BAGHDAD: US forces in Iraq came under an Iraqi mandate yesterday, an event the country’s leader said had finally restored Iraq’s sovereignty nearly six years after the invasion that toppled Saddam Hussein.
In one immediate change, US forces handed over responsibility to Iraqi troops for the Green Zone, a fortified swath of central Baghdad off-limits to most Iraqis who widely view it as a symbol of foreign military occupation.
Prime Minister Nuri Al-Maliki declared the day a national holiday in a ceremony at central Baghdad’s Republican Palace.
The lavish marble building looming over the banks of the Tigris — the US political headquarters in Iraq since 2003 — was handed over to the Iraqi government at midnight.
“A year ago, anyone who thought this day would happen would have been seen as a dreamer. Now the dream has come true,” Al-Maliki said.
“This is the day we have been waiting for … sovereignty has been restored,” he added.
The US force in Iraq, now more than 140,000 strong, had operated since 2003 outside of Iraqi law under a UN Security Council resolution, which expired at midnight on New Year’s Eve.
The UN authorization was replaced by one granted by Iraq’s government, giving it say over international troops on Iraqi soil for the first time since the fall of Saddam.
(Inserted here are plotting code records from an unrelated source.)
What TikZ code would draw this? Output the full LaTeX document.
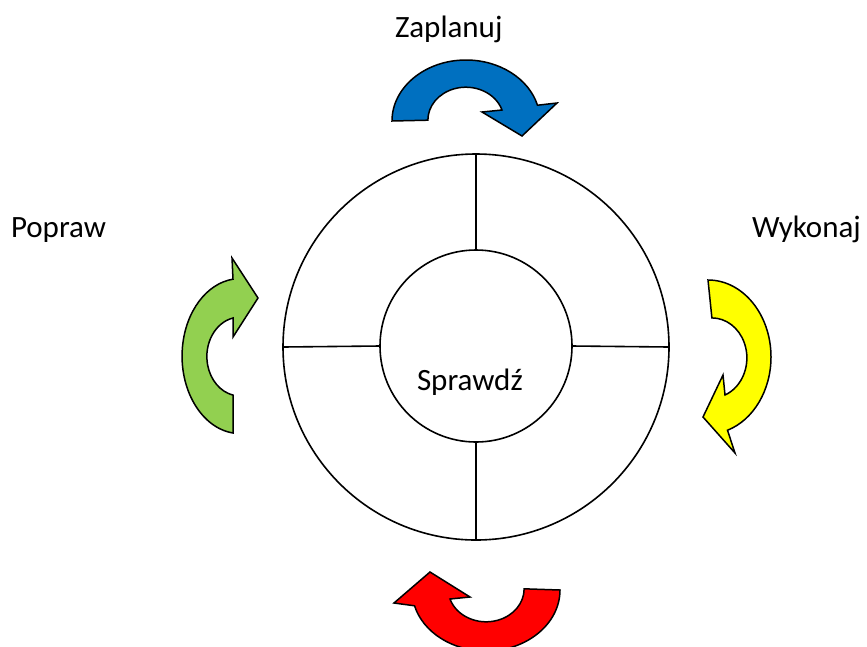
\documentclass[tikz,border=0pt]{standalone}
\usepackage{fontspec}
\setmainfont{Carlito}
\definecolor{cblue}{HTML}{0070C0}
\definecolor{cyellow}{HTML}{FFFF00}
\definecolor{cred}{HTML}{FF0000}
\definecolor{cgreen}{HTML}{92D050}
\begin{document}
\begin{tikzpicture}[x=1pt,y=-1pt,
  lbl/.style={anchor=base west, inner sep=0pt, outer sep=0pt, font=\fontsize{31}{36}\selectfont},
  ring/.style={circle, draw=black, line width=1.6pt, inner sep=0pt, outer sep=0pt},
  spoke/.style={draw=black, line width=1.6pt},
  carrow/.style={draw=black, line width=1.5pt, line join=miter}]
\useasboundingbox (0,0) rectangle (867,646);
\clip (0,0) rectangle (867,646);

% rings
\node[ring, minimum size=386pt] (outer) at (476,347) {};
\node[ring, minimum size=192pt] (inner) at (476,346) {};
\draw[spoke] (outer.north) -- (inner.north);
\draw[spoke] (outer.west) -- (inner.west);
\draw[spoke] (inner.east) -- (outer.east);
\draw[spoke] (inner.south) -- (outer.south);

% labels
\node[lbl] (plan) at (395,37) {Zaplanuj};
\node[lbl] (fix) at (11,237) {Popraw};
\node[lbl] (do) at (752,237) {Wykonaj};
\node[lbl] (check) at (417,390) {Sprawdź};

% blue arrow (top)
\draw[carrow, fill=cblue] (392,121)
  arc[start angle=180, end angle=345, x radius=74, y radius=61]
  -- (557,103) -- (522,136) -- (482,112) -- (502,110)
  arc[start angle=342, end angle=180, x radius=38, y radius=33] -- cycle;

% yellow arrow (right)
\draw[carrow, fill=cyellow] (708,280)
  arc[start angle=-90, end angle=72, x radius=63, y radius=77]
  -- (735,453) -- (703,417) -- (723,375) -- (725,395)
  arc[start angle=68, end angle=-90, x radius=35, y radius=40] -- cycle;

% red arrow (bottom)
\draw[carrow, fill=cred] (560,590)
  arc[start angle=0, end angle=165, x radius=74, y radius=61]
  -- (394,603) -- (430,572) -- (470,597) -- (450,599)
  arc[start angle=162, end angle=0, x radius=38, y radius=33] -- cycle;

% green arrow (left)
\draw[carrow, fill=cgreen] (233,433)
  arc[start angle=97, end angle=263, x radius=58, y radius=77.5]
  -- (232,258) -- (258,298) -- (233,337) -- (233,318)
  arc[start angle=258, end angle=102, x radius=33, y radius=39.4] -- cycle;
\end{tikzpicture}
\end{document}
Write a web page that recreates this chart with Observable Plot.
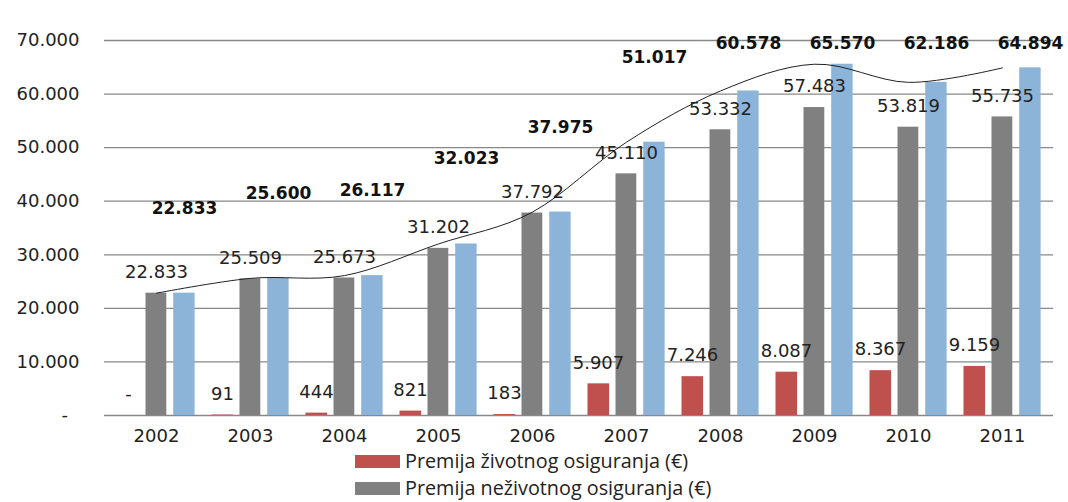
<!DOCTYPE html>
<html>
<head>
<meta charset="utf-8">
<script src="https://cdn.jsdelivr.net/npm/d3@7"></script>
<script src="https://cdn.jsdelivr.net/npm/@observablehq/plot@0.6"></script>
<style>
  body { margin: 0; background: #fff; }
  #legend { position: relative; height: 52px; width: 1068px; font-family: "Open Sans", sans-serif; font-size: 19.8px; color: #222; }
  .item { position: absolute; left: 355px; height: 22px; display: flex; align-items: center; white-space: nowrap; line-height: 1; }
  .sw { width: 45px; height: 13px; margin-right: 5px; }
</style>
</head>
<body>
<div id="chart"></div>
<div id="legend"></div>
<script>
const years = ["2002", "2003", "2004", "2005", "2006", "2007", "2008", "2009", "2010", "2011"];
const lifePremium = [0, 91, 444, 821, 183, 5907, 7246, 8087, 8367, 9159];
const nonLifePremium = [22833, 25509, 25673, 31202, 37792, 45110, 53332, 57483, 53819, 55735];
const totalPremium = [22833, 25600, 26117, 32023, 37975, 51017, 60578, 65570, 62186, 64894];
const yTicks = [0, 10000, 20000, 30000, 40000, 50000, 60000, 70000];
const legendNames = ["Premija životnog osiguranja (€)", "Premija neživotnog osiguranja (€)"];
const colors = ["#C0504D", "#808080", "#8CB4D8"];

const data = years.map((year, i) => ({
  year, life: lifePremium[i], nonLife: nonLifePremium[i], total: totalPremium[i]
}));

const fmt = d3.formatLocale({decimal: ",", thousands: ".", grouping: [3], currency: ["", "€"]}).format(",d");
const textColor = "#222";

const chart = Plot.plot({
  width: 1068,
  height: 450,
  marginLeft: 104,
  marginRight: 15,
  marginTop: 40,
  marginBottom: 35,
  style: {fontFamily: "DejaVu Sans", fontSize: "18px", color: textColor, background: "#fff"},
  x: {domain: years, padding: 0, label: null, tickSize: 0, tickPadding: 14},
  y: {domain: [0, 70000], ticks: yTicks, tickSize: 0, tickPadding: 25, label: null,
      tickFormat: d => d === 0 ? "-\u2007" : fmt(d)},
  marks: [
    Plot.ruleY(yTicks, {stroke: "#888", strokeWidth: 1.3}),
    Plot.barY(data, {x: "year", y: "life", fill: colors[0], insetLeft: 8.5, insetRight: 63.9}),
    Plot.barY(data, {x: "year", y: "nonLife", fill: colors[1], insetLeft: 36.5, insetRight: 36.7}),
    Plot.barY(data, {x: "year", y: "total", fill: colors[2], insetLeft: 64.2, insetRight: 8.4}),
    Plot.line(data, {x: "year", y: "total", curve: "cardinal", stroke: "#222", strokeWidth: 1}),
    Plot.text(data, {x: "year", y: "life", text: d => d.life === 0 ? "-" : fmt(d.life),
      dx: -28, dy: -21, fontSize: 18, fill: textColor}),
    Plot.text(data, {x: "year", y: "nonLife", text: d => fmt(d.nonLife),
      dy: -21, fontSize: 18, fill: textColor}),
    Plot.text(data, {x: "year", y: d => Math.min(d.total, 53500), text: d => fmt(d.total),
      dx: 28, dy: -85, fontSize: 17, fontWeight: "bold", fill: "#111"})
  ]
});
document.getElementById("chart").appendChild(chart);

const legend = document.getElementById("legend");
legendNames.forEach((name, i) => {
  const item = document.createElement("div");
  item.className = "item";
  item.style.top = (i === 0 ? 0 : 27.2) + "px";
  const sw = document.createElement("span");
  sw.className = "sw";
  sw.style.background = colors[i];
  const label = document.createElement("span");
  label.textContent = name;
  item.appendChild(sw);
  item.appendChild(label);
  legend.appendChild(item);
});
</script>
</body>
</html>
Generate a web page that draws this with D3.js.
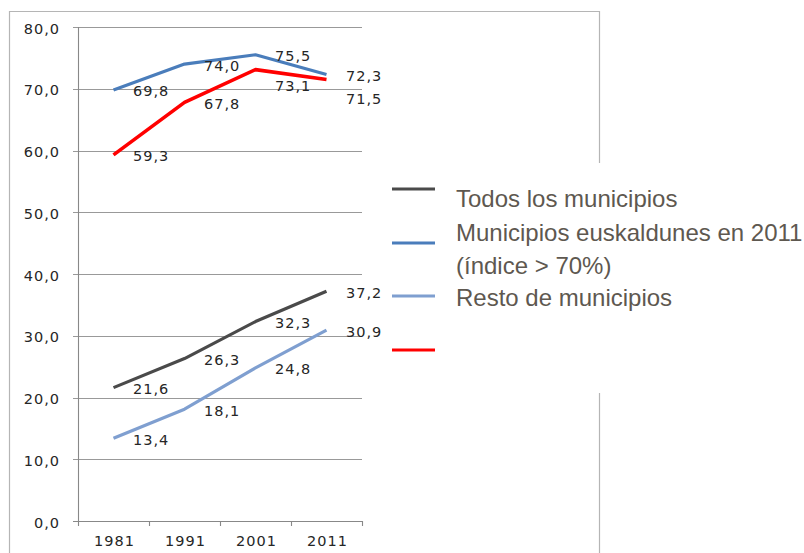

The pact gives US troops three years to leave Iraq, revokes their power to detain Iraqis without charge, and subjects contractors and some US troops to Iraqi law, tough terms secured last year by an increasingly confident Al-Maliki.
US troops across Iraq remain under US command but their operations must now be authorized by a joint committee. They can detain Iraqis only with a warrant from an Iraqi judge and are to leave the streets of Iraqi towns and cities by mid-2009.
Some 15,000 prisoners held at US military detention camps must now be charged with crimes under Iraqi law or freed.
The handover of the Green Zone was marked at a small ceremony on a street surrounded by concrete blast walls and razor wire, where an Iraqi band played bagpipes.
“The armed forces ... are able to take full responsibility, so ... Iraq again will be secured by the hands of its own citizens,” Defense Minister Abdel Qader Jassim told dignitaries assembled under a marquee festooned with tinsel and balloons.
Col. Steven Ferrari, commander responsible for US troops in the Green Zone, said the US military and Iraqi government would seek to cut the 14,000 US troops and private contractors working in the zone by about half over 2009.